-- Start --

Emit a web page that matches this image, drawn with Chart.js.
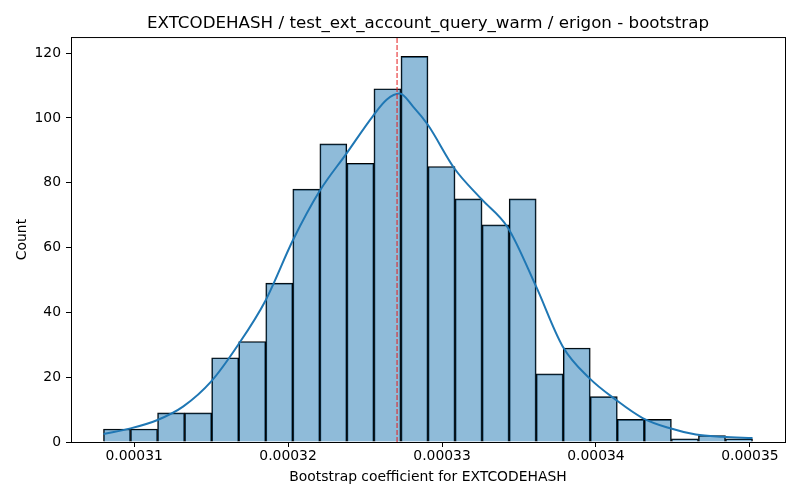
<!DOCTYPE html>
<html>
<head>
<meta charset="utf-8">
<script src="https://cdn.jsdelivr.net/npm/chart.js@4"></script>
<style>
    body { margin: 0; background: #fff; }
    #wrap { width: 800px; height: 500px; }
</style>
</head>
<body>
<div id="wrap"><canvas id="bootChart" width="800" height="500"></canvas></div>
<script>
// Histogram bins (regular width) and counts
const binStart = 0.00030801;
const binWidth = 0.0000017567;
const counts = [4, 4, 9, 9, 26, 31, 49, 78, 92, 86, 109, 119, 85, 75, 67, 75, 21, 29, 14, 7, 7, 1, 2, 1];

// KDE curve
const kdeX = [0.00030801, 0.00030977, 0.00031152, 0.00031320, 0.00031501, 0.00031676, 0.00031853,
    0.00032033, 0.00032206, 0.00032379, 0.00032550, 0.00032640, 0.00032725, 0.00032812, 0.00032909,
    0.00033082, 0.00033255, 0.00033427, 0.00033611, 0.00033784, 0.00033957, 0.00034130, 0.00034303,
    0.00034476, 0.00034649, 0.00034822, 0.00035017];
const kdeY = [2.5, 4.2, 6.8, 11.0, 18.7, 30.0, 43.6, 62.4, 77.5, 89.0, 100.5, 105.6, 107.5, 103.5, 97.8,
    84.3, 75.0, 66.2, 48.0, 29.5, 19.7, 13.0, 7.4, 4.3, 2.3, 1.6, 1.2];

// Vertical reference line (mean)
const meanValue = 0.00032708;

// Axes
const xTickValues = [0.00031, 0.00032, 0.00033, 0.00034, 0.00035];
const yTickValues = [0, 20, 40, 60, 80, 100, 120];
const xMin = 0.0003059, xMax = 0.00035228;
const yMax = 124.95;

Chart.defaults.font.family = "'DejaVu Sans', sans-serif";
Chart.defaults.color = '#000';

// cadre autour de la zone de tracé
const frame = {
    id: 'frame',
    afterDraw(chart) {
        const { ctx, chartArea: a } = chart;
        ctx.save();
        ctx.strokeStyle = '#000';
        ctx.lineWidth = 1;
        ctx.strokeRect(a.left + 0.5, a.top + 0.5, a.right - a.left, a.bottom - a.top);
        ctx.restore();
    }
};

const barData = counts.map((c, i) => ({ x: binStart + binWidth * (i + 0.5), y: c }));
const kdeData = kdeX.map((x, i) => ({ x: x, y: kdeY[i] }));

new Chart(document.getElementById('bootChart'), {
    type: 'bar',
    data: {
        datasets: [{
            type: 'bar',
            data: barData,
            backgroundColor: 'rgba(31, 119, 180, 0.5)',
            borderColor: '#000',
            borderWidth: 1,
            barPercentage: 1,
            categoryPercentage: 1,
            order: 3
        }, {
            type: 'line',
            data: kdeData,
            borderColor: '#1f77b4',
            borderWidth: 2,
            pointRadius: 0,
            cubicInterpolationMode: 'monotone',
            fill: false,
            order: 2
        }, {
            type: 'line',
            data: [{ x: meanValue, y: 0 }, { x: meanValue, y: yMax }],
            borderColor: '#e41a1c',
            borderWidth: 1,
            borderDash: [5, 2],
            pointRadius: 0,
            fill: false,
            order: 1
        }]
    },
    options: {
        responsive: false,
        animation: false,
        layout: { padding: { left: 0, right: 15, top: 0, bottom: 0 } },
        plugins: {
            legend: { display: false },
            tooltip: { enabled: false },
            title: {
                display: true,
                fullSize: false,
                text: 'EXTCODEHASH / test_ext_account_query_warm / erigon - bootstrap',
                font: { size: 16.7, weight: 'normal' },
                color: '#000',
                padding: { top: 14, bottom: 3 }
            }
        },
        scales: {
            x: {
                type: 'linear',
                min: xMin,
                max: xMax,
                offset: false,
                afterBuildTicks: s => { s.ticks = xTickValues.map(v => ({ value: v })); },
                afterFit: s => { s.height = 58; },
                ticks: {
                    font: { size: 13.9 },
                    padding: 1,
                    maxRotation: 0,
                    callback: v => v.toFixed(5)
                },
                grid: { offset: false, drawOnChartArea: false, tickLength: 5, tickColor: '#000' },
                border: { color: '#000', width: 1 },
                title: {
                    display: true,
                    text: 'Bootstrap coefficient for EXTCODEHASH',
                    font: { size: 13.9 },
                    padding: { top: 0, bottom: 14 }
                }
            },
            y: {
                min: 0,
                max: yMax,
                afterBuildTicks: s => { s.ticks = yTickValues.map(v => ({ value: v })); },
                afterFit: s => { s.width = 71; },
                ticks: { font: { size: 13.9 }, padding: 5 },
                grid: { drawOnChartArea: false, tickLength: 5, tickColor: '#000' },
                border: { color: '#000', width: 1 },
                title: {
                    display: true,
                    text: 'Count',
                    font: { size: 13.9 },
                    padding: { top: 14, bottom: 0 }
                }
            }
        }
    },
    plugins: [frame]
});
</script>
</body>
</html>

-- End --

Omit every picture, then reproduce the rest of the listing exactly.

--- Response to this task ---
Emit a web page that matches this image, drawn with Chart.js.
<!DOCTYPE html>
<html>
<head>
<meta charset="utf-8">
<script src="https://cdn.jsdelivr.net/npm/chart.js@4"></script>
<style>
    body { margin: 0; background: #fff; }
    #wrap { width: 800px; height: 500px; }
</style>
</head>
<body>
<div id="wrap"><canvas id="bootChart" width="800" height="500"></canvas></div>
<script>
// Histogram bins (regular width) and counts
const binStart = 0.00030801;
const binWidth = 0.0000017567;
const counts = [4, 4, 9, 9, 26, 31, 49, 78, 92, 86, 109, 119, 85, 75, 67, 75, 21, 29, 14, 7, 7, 1, 2, 1];

// KDE curve
const kdeX = [0.00030801, 0.00030977, 0.00031152, 0.00031320, 0.00031501, 0.00031676, 0.00031853,
    0.00032033, 0.00032206, 0.00032379, 0.00032550, 0.00032640, 0.00032725, 0.00032812, 0.00032909,
    0.00033082, 0.00033255, 0.00033427, 0.00033611, 0.00033784, 0.00033957, 0.00034130, 0.00034303,
    0.00034476, 0.00034649, 0.00034822, 0.00035017];
const kdeY = [2.5, 4.2, 6.8, 11.0, 18.7, 30.0, 43.6, 62.4, 77.5, 89.0, 100.5, 105.6, 107.5, 103.5, 97.8,
    84.3, 75.0, 66.2, 48.0, 29.5, 19.7, 13.0, 7.4, 4.3, 2.3, 1.6, 1.2];

// Vertical reference line (mean)
const meanValue = 0.00032708;

// Axes
const xTickValues = [0.00031, 0.00032, 0.00033, 0.00034, 0.00035];
const yTickValues = [0, 20, 40, 60, 80, 100, 120];
const xMin = 0.0003059, xMax = 0.00035228;
const yMax = 124.95;

Chart.defaults.font.family = "'DejaVu Sans', sans-serif";
Chart.defaults.color = '#000';

// cadre autour de la zone de tracé
const frame = {
    id: 'frame',
    afterDraw(chart) {
        const { ctx, chartArea: a } = chart;
        ctx.save();
        ctx.strokeStyle = '#000';
        ctx.lineWidth = 1;
        ctx.strokeRect(a.left + 0.5, a.top + 0.5, a.right - a.left, a.bottom - a.top);
        ctx.restore();
    }
};

const barData = counts.map((c, i) => ({ x: binStart + binWidth * (i + 0.5), y: c }));
const kdeData = kdeX.map((x, i) => ({ x: x, y: kdeY[i] }));

new Chart(document.getElementById('bootChart'), {
    type: 'bar',
    data: {
        datasets: [{
            type: 'bar',
            data: barData,
            backgroundColor: 'rgba(31, 119, 180, 0.5)',
            borderColor: '#000',
            borderWidth: 1,
            barPercentage: 1,
            categoryPercentage: 1,
            order: 3
        }, {
            type: 'line',
            data: kdeData,
            borderColor: '#1f77b4',
            borderWidth: 2,
            pointRadius: 0,
            cubicInterpolationMode: 'monotone',
            fill: false,
            order: 2
        }, {
            type: 'line',
            data: [{ x: meanValue, y: 0 }, { x: meanValue, y: yMax }],
            borderColor: '#e41a1c',
            borderWidth: 1,
            borderDash: [5, 2],
            pointRadius: 0,
            fill: false,
            order: 1
        }]
    },
    options: {
        responsive: false,
        animation: false,
        layout: { padding: { left: 0, right: 15, top: 0, bottom: 0 } },
        plugins: {
            legend: { display: false },
            tooltip: { enabled: false },
            title: {
                display: true,
                fullSize: false,
                text: 'EXTCODEHASH / test_ext_account_query_warm / erigon - bootstrap',
                font: { size: 16.7, weight: 'normal' },
                color: '#000',
                padding: { top: 14, bottom: 3 }
            }
        },
        scales: {
            x: {
                type: 'linear',
                min: xMin,
                max: xMax,
                offset: false,
                afterBuildTicks: s => { s.ticks = xTickValues.map(v => ({ value: v })); },
                afterFit: s => { s.height = 58; },
                ticks: {
                    font: { size: 13.9 },
                    padding: 1,
                    maxRotation: 0,
                    callback: v => v.toFixed(5)
                },
                grid: { offset: false, drawOnChartArea: false, tickLength: 5, tickColor: '#000' },
                border: { color: '#000', width: 1 },
                title: {
                    display: true,
                    text: 'Bootstrap coefficient for EXTCODEHASH',
                    font: { size: 13.9 },
                    padding: { top: 0, bottom: 14 }
                }
            },
            y: {
                min: 0,
                max: yMax,
                afterBuildTicks: s => { s.ticks = yTickValues.map(v => ({ value: v })); },
                afterFit: s => { s.width = 71; },
                ticks: { font: { size: 13.9 }, padding: 5 },
                grid: { drawOnChartArea: false, tickLength: 5, tickColor: '#000' },
                border: { color: '#000', width: 1 },
                title: {
                    display: true,
                    text: 'Count',
                    font: { size: 13.9 },
                    padding: { top: 14, bottom: 0 }
                }
            }
        }
    },
    plugins: [frame]
});
</script>
</body>
</html>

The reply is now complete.